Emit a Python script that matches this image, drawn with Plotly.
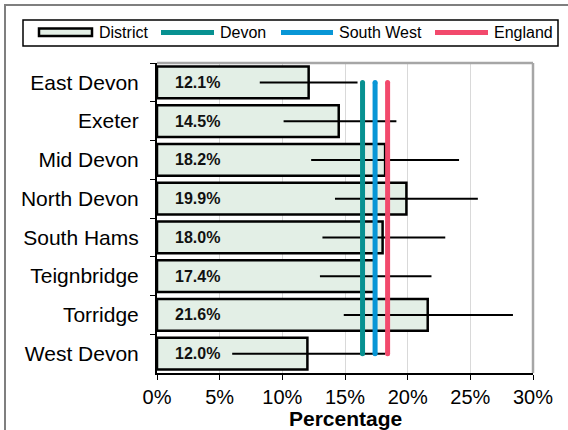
import plotly.graph_objects as go

districts = ["East Devon", "Exeter", "Mid Devon", "North Devon",
             "South Hams", "Teignbridge", "Torridge", "West Devon"]
district_pct = [12.1, 14.5, 18.2, 19.9, 18.0, 17.4, 21.6, 12.0]
ci_lower = [8.2, 10.1, 12.3, 14.2, 13.2, 13.0, 14.9, 6.0]
ci_upper = [16.0, 19.1, 24.1, 25.6, 23.0, 21.9, 28.4, 18.2]
devon_pct = 16.4
south_west_pct = 17.4
england_pct = 18.4
x_ticks = [0, 5, 10, 15, 20, 25, 30]

W, H = 568, 430
L, R, T, B = 157, 35, 63, 57
PW, PH = W - L - R, H - T - B


def px(x):
    return (x - L) / PW


def py(y):
    return (H - B - y) / PH


FONT = "Liberation Sans, Arial, sans-serif"
BAR_FILL = "#e3efe6"
C_DEVON = "#079191"
C_SW = "#0896d6"
C_ENG = "#f2496c"

fig = go.Figure()

fig.add_trace(go.Bar(
    x=district_pct, y=districts, orientation="h", width=0.82,
    marker=dict(color=BAR_FILL, line=dict(color="black", width=2.5)),
    error_x=dict(type="data", symmetric=False,
                 array=[u - v for u, v in zip(ci_upper, district_pct)],
                 arrayminus=[v - l for v, l in zip(district_pct, ci_lower)],
                 color="black", thickness=2, width=0),
    showlegend=False, hoverinfo="x+y",
))

for val, col, name in [(devon_pct, C_DEVON, "Devon"),
                       (south_west_pct, C_SW, "South West"),
                       (england_pct, C_ENG, "England")]:
    fig.add_trace(go.Scatter(
        x=[val, val], y=[districts[0], districts[-1]], mode="lines+markers",
        line=dict(color=col, width=5),
        marker=dict(color=col, size=5, line=dict(width=0)),
        name=name, showlegend=False,
    ))

annotations = []
for d, v in zip(districts, district_pct):
    annotations.append(dict(
        x=0, y=d, xref="x", yref="y", xanchor="left", yanchor="middle",
        xshift=16, text=f"{v:.1f}%", showarrow=False,
        font=dict(family=FONT, size=16, color="#111111", weight="bold"),
    ))

shapes = []
# outer frame (cropped at right/bottom)
shapes.append(dict(type="rect", xref="paper", yref="paper",
                   x0=px(5), x1=px(590), y0=py(5), y1=py(450),
                   line=dict(color="#7f7f7f", width=2), layer="below"))
# plot area top/right border
shapes.append(dict(type="line", xref="paper", yref="paper",
                   x0=0, x1=1, y0=1, y1=1,
                   line=dict(color="#a6a6a6", width=2.5)))
shapes.append(dict(type="line", xref="paper", yref="paper",
                   x0=1, x1=1, y0=0, y1=1,
                   line=dict(color="#a6a6a6", width=2.5)))

# legend box
shapes.append(dict(type="rect", xref="paper", yref="paper",
                   x0=px(23), x1=px(558), y0=py(20), y1=py(46),
                   line=dict(color="black", width=1.5), fillcolor="white"))
# legend items
LY = 32.5
shapes.append(dict(type="rect", xref="paper", yref="paper",
                   x0=px(39), x1=px(92), y0=py(28.5), y1=py(36),
                   line=dict(color="black", width=2.5), fillcolor=BAR_FILL))
for x0, x1, col in [(161, 214, C_DEVON), (281, 333, C_SW), (435, 488, C_ENG)]:
    shapes.append(dict(type="line", xref="paper", yref="paper",
                       x0=px(x0), x1=px(x1), y0=py(LY), y1=py(LY),
                       line=dict(color=col, width=5)))
for x, txt in [(97, "District"), (218, "Devon"), (337, "South West"), (492, "England")]:
    annotations.append(dict(
        x=px(x), y=py(LY), xref="paper", yref="paper", xanchor="left",
        yanchor="middle", text=txt, showarrow=False,
        font=dict(family=FONT, size=16, color="black"),
    ))

# axis title
annotations.append(dict(
    x=0.5, y=py(418), xref="paper", yref="paper", xanchor="center",
    yanchor="middle", text="Percentage", showarrow=False,
    font=dict(family=FONT, size=21, color="black", weight="bold"),
))

fig.update_layout(
    template="none",
    width=W, height=H,
    margin=dict(l=L, r=R, t=T, b=B, pad=0, autoexpand=False),
    paper_bgcolor="white", plot_bgcolor="white",
    font=dict(family=FONT, color="black"),
    bargap=0.18,
    annotations=annotations, shapes=shapes,
    xaxis=dict(
        range=[0, 30], tickvals=x_ticks, ticktext=[f"{v}%" for v in x_ticks],
        showgrid=True, gridcolor="#d9d9d9", gridwidth=1, zeroline=False,
        showline=True, linecolor="black", linewidth=2, automargin=False,
        ticks="outside", ticklen=5, tickcolor="black", tickwidth=1,
        tickfont=dict(size=20, family=FONT, color="black"),
    ),
    yaxis=dict(
        type="category", autorange="reversed", showgrid=False,
        showline=True, linecolor="black", linewidth=2, automargin=False,
        ticks="outside", tickson="boundaries", ticklen=5, tickcolor="black",
        tickwidth=1, ticklabelstandoff=12,
        tickfont=dict(size=21, family=FONT, color="black"),
    ),
)

fig.write_html(
    "out.html",
    config={"displayModeBar": False},
    post_script="document.body.style.margin='0';document.body.style.overflow='hidden';",
)
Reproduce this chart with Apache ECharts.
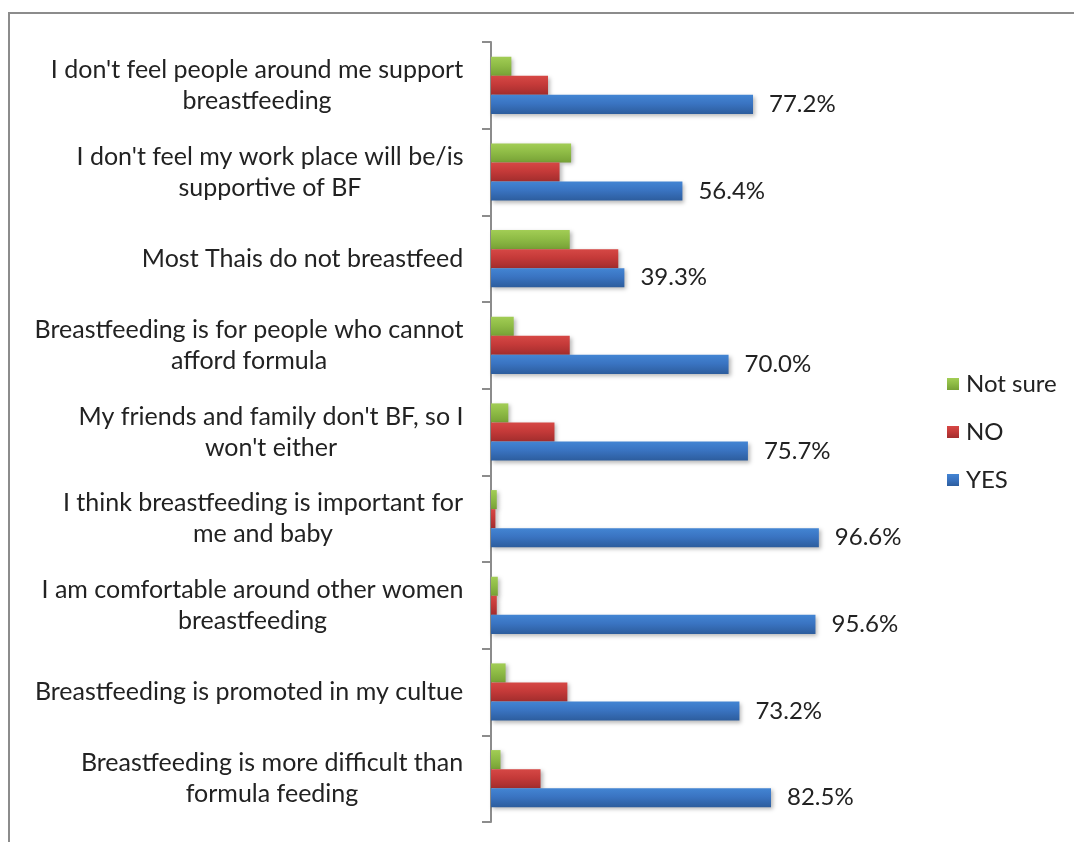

▬▬▬▬▬▬▬▬▬▬

TASK DETAILS: Transcribe the material exactly, and leave out whatever pictures it holds.

EXERCISE SOLUTION:
Emit a Python script that matches this image, drawn with Plotly.
import plotly.graph_objects as go

districts = ["East Devon", "Exeter", "Mid Devon", "North Devon",
             "South Hams", "Teignbridge", "Torridge", "West Devon"]
district_pct = [12.1, 14.5, 18.2, 19.9, 18.0, 17.4, 21.6, 12.0]
ci_lower = [8.2, 10.1, 12.3, 14.2, 13.2, 13.0, 14.9, 6.0]
ci_upper = [16.0, 19.1, 24.1, 25.6, 23.0, 21.9, 28.4, 18.2]
devon_pct = 16.4
south_west_pct = 17.4
england_pct = 18.4
x_ticks = [0, 5, 10, 15, 20, 25, 30]

W, H = 568, 430
L, R, T, B = 157, 35, 63, 57
PW, PH = W - L - R, H - T - B


def px(x):
    return (x - L) / PW


def py(y):
    return (H - B - y) / PH


FONT = "Liberation Sans, Arial, sans-serif"
BAR_FILL = "#e3efe6"
C_DEVON = "#079191"
C_SW = "#0896d6"
C_ENG = "#f2496c"

fig = go.Figure()

fig.add_trace(go.Bar(
    x=district_pct, y=districts, orientation="h", width=0.82,
    marker=dict(color=BAR_FILL, line=dict(color="black", width=2.5)),
    error_x=dict(type="data", symmetric=False,
                 array=[u - v for u, v in zip(ci_upper, district_pct)],
                 arrayminus=[v - l for v, l in zip(district_pct, ci_lower)],
                 color="black", thickness=2, width=0),
    showlegend=False, hoverinfo="x+y",
))

for val, col, name in [(devon_pct, C_DEVON, "Devon"),
                       (south_west_pct, C_SW, "South West"),
                       (england_pct, C_ENG, "England")]:
    fig.add_trace(go.Scatter(
        x=[val, val], y=[districts[0], districts[-1]], mode="lines+markers",
        line=dict(color=col, width=5),
        marker=dict(color=col, size=5, line=dict(width=0)),
        name=name, showlegend=False,
    ))

annotations = []
for d, v in zip(districts, district_pct):
    annotations.append(dict(
        x=0, y=d, xref="x", yref="y", xanchor="left", yanchor="middle",
        xshift=16, text=f"{v:.1f}%", showarrow=False,
        font=dict(family=FONT, size=16, color="#111111", weight="bold"),
    ))

shapes = []
# outer frame (cropped at right/bottom)
shapes.append(dict(type="rect", xref="paper", yref="paper",
                   x0=px(5), x1=px(590), y0=py(5), y1=py(450),
                   line=dict(color="#7f7f7f", width=2), layer="below"))
# plot area top/right border
shapes.append(dict(type="line", xref="paper", yref="paper",
                   x0=0, x1=1, y0=1, y1=1,
                   line=dict(color="#a6a6a6", width=2.5)))
shapes.append(dict(type="line", xref="paper", yref="paper",
                   x0=1, x1=1, y0=0, y1=1,
                   line=dict(color="#a6a6a6", width=2.5)))

# legend box
shapes.append(dict(type="rect", xref="paper", yref="paper",
                   x0=px(23), x1=px(558), y0=py(20), y1=py(46),
                   line=dict(color="black", width=1.5), fillcolor="white"))
# legend items
LY = 32.5
shapes.append(dict(type="rect", xref="paper", yref="paper",
                   x0=px(39), x1=px(92), y0=py(28.5), y1=py(36),
                   line=dict(color="black", width=2.5), fillcolor=BAR_FILL))
for x0, x1, col in [(161, 214, C_DEVON), (281, 333, C_SW), (435, 488, C_ENG)]:
    shapes.append(dict(type="line", xref="paper", yref="paper",
                       x0=px(x0), x1=px(x1), y0=py(LY), y1=py(LY),
                       line=dict(color=col, width=5)))
for x, txt in [(97, "District"), (218, "Devon"), (337, "South West"), (492, "England")]:
    annotations.append(dict(
        x=px(x), y=py(LY), xref="paper", yref="paper", xanchor="left",
        yanchor="middle", text=txt, showarrow=False,
        font=dict(family=FONT, size=16, color="black"),
    ))

# axis title
annotations.append(dict(
    x=0.5, y=py(418), xref="paper", yref="paper", xanchor="center",
    yanchor="middle", text="Percentage", showarrow=False,
    font=dict(family=FONT, size=21, color="black", weight="bold"),
))

fig.update_layout(
    template="none",
    width=W, height=H,
    margin=dict(l=L, r=R, t=T, b=B, pad=0, autoexpand=False),
    paper_bgcolor="white", plot_bgcolor="white",
    font=dict(family=FONT, color="black"),
    bargap=0.18,
    annotations=annotations, shapes=shapes,
    xaxis=dict(
        range=[0, 30], tickvals=x_ticks, ticktext=[f"{v}%" for v in x_ticks],
        showgrid=True, gridcolor="#d9d9d9", gridwidth=1, zeroline=False,
        showline=True, linecolor="black", linewidth=2, automargin=False,
        ticks="outside", ticklen=5, tickcolor="black", tickwidth=1,
        tickfont=dict(size=20, family=FONT, color="black"),
    ),
    yaxis=dict(
        type="category", autorange="reversed", showgrid=False,
        showline=True, linecolor="black", linewidth=2, automargin=False,
        ticks="outside", tickson="boundaries", ticklen=5, tickcolor="black",
        tickwidth=1, ticklabelstandoff=12,
        tickfont=dict(size=21, family=FONT, color="black"),
    ),
)

fig.write_html(
    "out.html",
    config={"displayModeBar": False},
    post_script="document.body.style.margin='0';document.body.style.overflow='hidden';",
)
Reproduce this chart with Apache ECharts.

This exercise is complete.